• _REQUIREMENTS_
Copy all lines of the listing that include the string "this".
======== RECORDS TO PROCESS
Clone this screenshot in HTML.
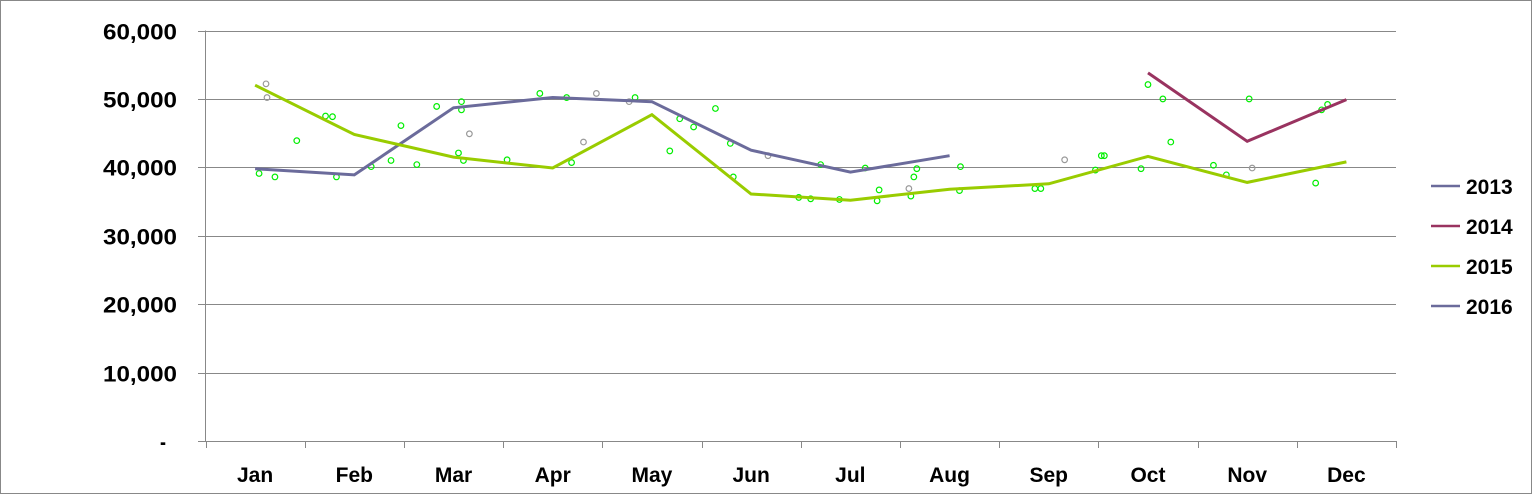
<!DOCTYPE html>
<html><head><meta charset="utf-8"><style>
html,body{margin:0;padding:0;background:#fff}
svg{display:block}
text{font-family:"Liberation Sans",sans-serif;font-weight:bold;fill:#000}
</style></head><body>
<svg id="chart" width="1532" height="494" viewBox="0 0 1532 494" xmlns="http://www.w3.org/2000/svg">
<rect x="0.5" y="0.5" width="1531" height="493" fill="#fff" stroke="#888"/>
<g id="grid"></g><g id="axes"></g><g id="pts"></g><g id="lines"></g><g id="legend"></g>
</svg>
<script>
const months=["Jan","Feb","Mar","Apr","May","Jun","Jul","Aug","Sep","Oct","Nov","Dec"];
const yTicks=[0,10000,20000,30000,40000,50000,60000];
const yTickLabels=["-","10,000","20,000","30,000","40,000","50,000","60,000"];
const s2013=[39800,38900,48700,50200,49600,42500,39300,41700,null,null,null,null];
const s2014=[null,null,null,null,null,null,null,null,null,53800,43800,49900];
const s2015=[52000,44800,41500,39900,47700,36100,35200,36800,37600,41600,37800,40800];
const s2016=[null,null,null,null,null,null,null,null,null,null,null,null];
const ptMonth=[0.04,0.11,0.12,0.2,0.42,0.71,0.78,0.82,1.17,1.37,1.47,1.63,1.83,2.05,2.08,2.08,2.1,2.16,2.54,2.87,3.14,3.19,3.31,3.44,3.77,3.83,4.18,4.28,4.42,4.64,4.79,4.82,5.17,5.48,5.6,5.7,5.89,6.15,6.27,6.29,6.59,6.61,6.64,6.67,7.1,7.11,7.86,7.92,8.16,8.47,8.53,8.56,8.93,9.0,9.15,9.23,9.66,9.79,10.02,10.05,10.69,10.75,10.81];
const ptValue=[39100,52200,50200,38600,43900,47500,47400,38600,40100,41000,46100,40400,48900,42100,49600,48400,41000,44900,41100,50800,50200,40700,43700,50800,49600,50200,42400,47100,45900,48600,43500,38600,41700,35600,35400,40400,35300,39900,35100,36700,36900,35800,38600,39800,36600,40100,36900,36900,41100,39600,41700,41700,39800,52100,50000,43700,40300,38900,50000,39900,37700,48400,49200];
const ptGray=[0,1,1,0,0,0,0,0,0,0,0,0,0,0,0,0,0,1,0,0,0,0,1,1,1,0,0,0,0,0,0,0,1,0,0,0,0,0,0,0,1,0,0,0,0,0,0,0,1,0,0,0,0,0,0,0,0,0,0,1,0,0,0];
const NS="http://www.w3.org/2000/svg";
const L=205.5,R=1396,T=30.5,B=441;
const xc=i=>L+(i+0.5)*(R-L)/12;
const yv=v=>B-(v/60000)*(B-T);
function mk(tag,attrs,parent){const e=document.createElementNS(NS,tag);for(const k in attrs)e.setAttribute(k,attrs[k]);document.getElementById(parent).appendChild(e);return e;}
yTicks.forEach((v,i)=>{
 const y=Math.round(yv(v))+0.5;
 const g=mk("line",{x1:198,x2:R,y1:y,y2:y,stroke:"#888","stroke-width":1},"grid");
 
 
 const isDash=yTickLabels[i]==="-";
 const t=mk("text",{x:isDash?166:177,y:y+8,"text-anchor":"end","font-size":22,"textLength":isDash?6:74,"lengthAdjust":"spacingAndGlyphs"},"axes");
 t.textContent=yTickLabels[i];
 
 
});
const ax=mk("line",{x1:L,x2:L,y1:T,y2:B,stroke:"#888"},"axes");


for(let i=0;i<=12;i++){
 const x=Math.round(L+i*(R-L)/12)+0.5;
 const tk=mk("line",{x1:x,x2:x,y1:B,y2:B+7,stroke:"#888"},"axes");
 
 
}
months.forEach((m,i)=>{
 const t=mk("text",{x:xc(i),y:482,"text-anchor":"middle","font-size":21},"axes");
 t.textContent=m;
 
 
});
ptMonth.forEach((m,i)=>{
 const c=mk("circle",{cx:xc(m),cy:yv(ptValue[i]),r:2.8,fill:"none",stroke:ptGray[i]?"#999":"#00ee00","stroke-width":1.2},"pts");
 
 
});
const series=[["2013",s2013,"#6b6b9b"],["2014",s2014,"#993360"],["2015",s2015,"#99cc00"],["2016",s2016,"#6b6b9b"]];
series.forEach(([name,data,col],si)=>{
 let d="",pen=false;
 data.forEach((v,i)=>{if(v==null){pen=false;return;}d+=(pen?"L":"M")+xc(i).toFixed(1)+" "+yv(v).toFixed(1)+" ";pen=true;});
 if(d){const p=mk("path",{d:d,fill:"none",stroke:col,"stroke-width":3,"stroke-linejoin":"miter"},"lines");
 
 }
 const ly=186+si*40;
 const ll=mk("line",{x1:1431,x2:1460,y1:ly,y2:ly,stroke:col,"stroke-width":2.5},"legend");
 
 
 const lt=mk("text",{x:1466,y:ly+8,"font-size":21},"legend");
 lt.textContent=name;
 
 
});
</script>
</body></html>
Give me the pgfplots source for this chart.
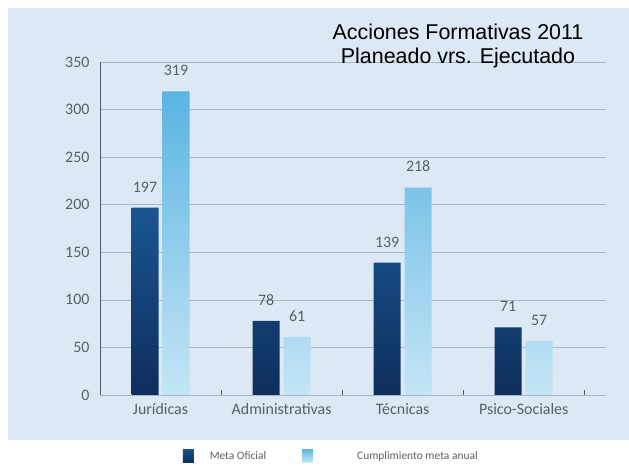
\documentclass[border=0pt]{standalone}
\usepackage{pgfplots}
\pgfplotsset{compat=1.18}
\usepackage{fontspec}
\setmainfont{Carlito}
\newfontfamily\titlefont{Liberation Sans}
\definecolor{bgpanel}{HTML}{DCE8F4}
\definecolor{darktop}{HTML}{1A5592}
\definecolor{darkbot}{HTML}{0E2E5C}
\definecolor{lighttop}{HTML}{5AB4E2}
\definecolor{lightbot}{HTML}{C4E5F5}
\definecolor{gridc}{HTML}{A8B6C6}
\definecolor{txt}{HTML}{5A5F66}
\definecolor{axc}{HTML}{505A66}
\begin{document}
\begin{tikzpicture}[x=1bp,y=1bp]
\useasboundingbox (-100,-73) rectangle (529,395);
\fill[white] (-100,-73) rectangle (529,395);
\fill[bgpanel] (-92,-45) rectangle (529,387);
\begin{axis}[
  at={(0,0)}, anchor=south west,
  scale only axis, width=506bp, height=333bp,
  xmin=-0.5, xmax=3.68, ymin=0, ymax=350,
  axis line style={draw=none},
  ybar=4bp, bar width=27bp,
  ytick={0,50,...,350},
  ymajorgrids, grid style={gridc, line width=0.6pt},
  major tick length=0pt,
  xtick={0,1,2,3},
  xticklabels={Jurídicas, Administrativas, Técnicas, Psico-Sociales},
  extra x ticks={0.5,1.5,2.5,3.5},
  extra x tick labels={},
  extra x tick style={major tick length=5bp, tick align=inside, grid=none, tick style={axc, line width=0.8pt}},
  xtick pos=bottom, ytick pos=left,
  /pgf/number format/assume math mode=true,
  tick label style={font=\fontsize{16}{19}\selectfont, text=txt},
  yticklabel style={xshift=-7bp},
  xticklabel style={yshift=-5bp},
  nodes near coords,
  every node near coord/.append style={font=\fontsize{16}{19}\selectfont, text=txt, yshift=12bp},
  legend style={at={(0.457,-0.183)}, anchor=center, draw=none, fill=none,
    font=\fontsize{11.5}{13}\selectfont, text=txt, legend columns=2,
    /tikz/every odd column/.append style={column sep=14bp},
    /tikz/every even column/.append style={column sep=34bp}},
  legend cell align=left,
  legend image code/.code={\fill[#1] (0bp,-6bp) rectangle (11bp,7bp);},
]
\addplot[draw=none, top color=darktop, bottom color=darkbot] coordinates {(0,197) (1,78) (2,139) (3,71)};
\addplot[draw=none, top color=lighttop, bottom color=lightbot] coordinates {(0,319) (1,61) (2,218) (3,57)};
\legend{Meta Oficial, \hspace{28bp}Cumplimiento meta anual}
\draw[axc, line width=0.8pt] (axis cs:-0.5,0) -- (axis cs:-0.5,350);
\draw[axc, line width=0.8pt] (axis cs:-0.5,0) -- (axis cs:3.5,0);
\end{axis}
\node[font=\titlefont\fontsize{21.5}{25}\selectfont, align=center, text=black] at (358,349) {Acciones Formativas 2011\\Planeado vrs. Ejecutado};
\end{tikzpicture}
\end{document}
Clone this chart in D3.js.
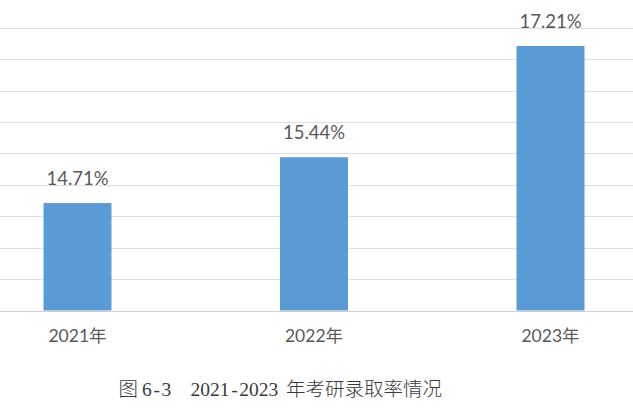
<!DOCTYPE html>
<html lang="zh">

<head>
    <meta charset="UTF-8">
    <title>考研录取率</title>
    <script src="https://d3js.org/d3.v7.min.js"></script>
    <style>
        body { margin: 0; background: #ffffff; }
    </style>
</head>

<body>
    <div id="chart"></div>
    <script>

        // data
        const years = ["2021年", "2022年", "2023年"];
        const rates = [14.71, 15.44, 17.21];
        const gridTicks = [13, 13.5, 14, 14.5, 15, 15.5, 16, 16.5, 17, 17.5, 18];
        const captionParts = ["图", "6-3", "2021-2023", "年考研录取率情况"];

        const width = 633;
        const height = 412;

        const svg = d3.select("#chart")
            .append("svg")
            .attr("width", width)
            .attr("height", height);

        // the plot is cropped on the left, right and top of the original
        const x = d3.scaleBand()
            .domain(years)
            .range([-40.75, 668.75])
            .paddingInner(0.7125)
            .paddingOuter(0.35625);

        const y = d3.scaleLinear()
            .domain([13, 18])
            .range([310.5, -3.6]);

        // horizontal gridlines
        svg.append("g")
            .selectAll("line")
            .data(gridTicks)
            .join("line")
            .attr("x1", 0)
            .attr("x2", width)
            .attr("y1", d => Math.round(y(d)) + 0.5)
            .attr("y2", d => Math.round(y(d)) + 0.5)
            .attr("stroke", d => d === 13 ? "#d0d0d0" : "#dedede")
            .attr("stroke-width", 1);

        // bars
        svg.append("g")
            .selectAll("rect")
            .data(rates)
            .join("rect")
            .attr("x", (d, i) => x(years[i]))
            .attr("y", d => y(d))
            .attr("width", x.bandwidth())
            .attr("height", d => y(13) - y(d))
            .attr("fill", "#5b9bd5");

        // value labels
        svg.append("g")
            .selectAll("text")
            .data(rates)
            .join("text")
            .attr("x", (d, i) => x(years[i]) + x.bandwidth() / 2)
            .attr("y", d => y(d) - 18)
            .attr("text-anchor", "middle")
            .style("font-family", "Lato, 'Noto Sans CJK SC', sans-serif")
            .style("font-size", "18.5px")
            .attr("fill", "#595959")
            .text(d => d.toFixed(2) + "%");

        // category labels
        svg.append("g")
            .selectAll("text")
            .data(years)
            .join("text")
            .attr("x", d => x(d) + x.bandwidth() / 2)
            .attr("y", 342)
            .attr("text-anchor", "middle")
            .style("font-family", "Lato, 'Noto Sans CJK SC', sans-serif")
            .style("font-size", "17.5px")
            .attr("fill", "#595959")
            .text(d => d);

        // figure caption, laid out like a SimSun line: full-width CJK, half-width latin
        const capSize = 19.5;
        const partX = [118.5, 142, 190.5, 286];
        const capChars = [];
        captionParts.forEach((part, p) => {
            let cx = partX[p];
            Array.from(part).forEach(ch => {
                const w = /[\u4e00-\u9fff]/.test(ch) ? capSize : capSize / 2;
                capChars.push({ ch: ch, x: cx + w / 2 });
                cx += w;
            });
        });

        const cap = svg.append("text")
            .attr("y", 396)
            .attr("text-anchor", "middle")
            .style("font-family", "'Liberation Serif', 'Noto Sans CJK SC', serif")
            .style("font-size", capSize + "px")
            .style("font-weight", 300)
            .attr("fill", "#3a3a3a");

        cap.selectAll("tspan")
            .data(capChars)
            .join("tspan")
            .attr("x", d => d.x)
            .text(d => d.ch);

    </script>

</body>

</html>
================
• _EXPECTED ANSWER_
Clone this screenshot in HTML.
Give me the pgfplots source for this chart.
Clone this chart in D3.js.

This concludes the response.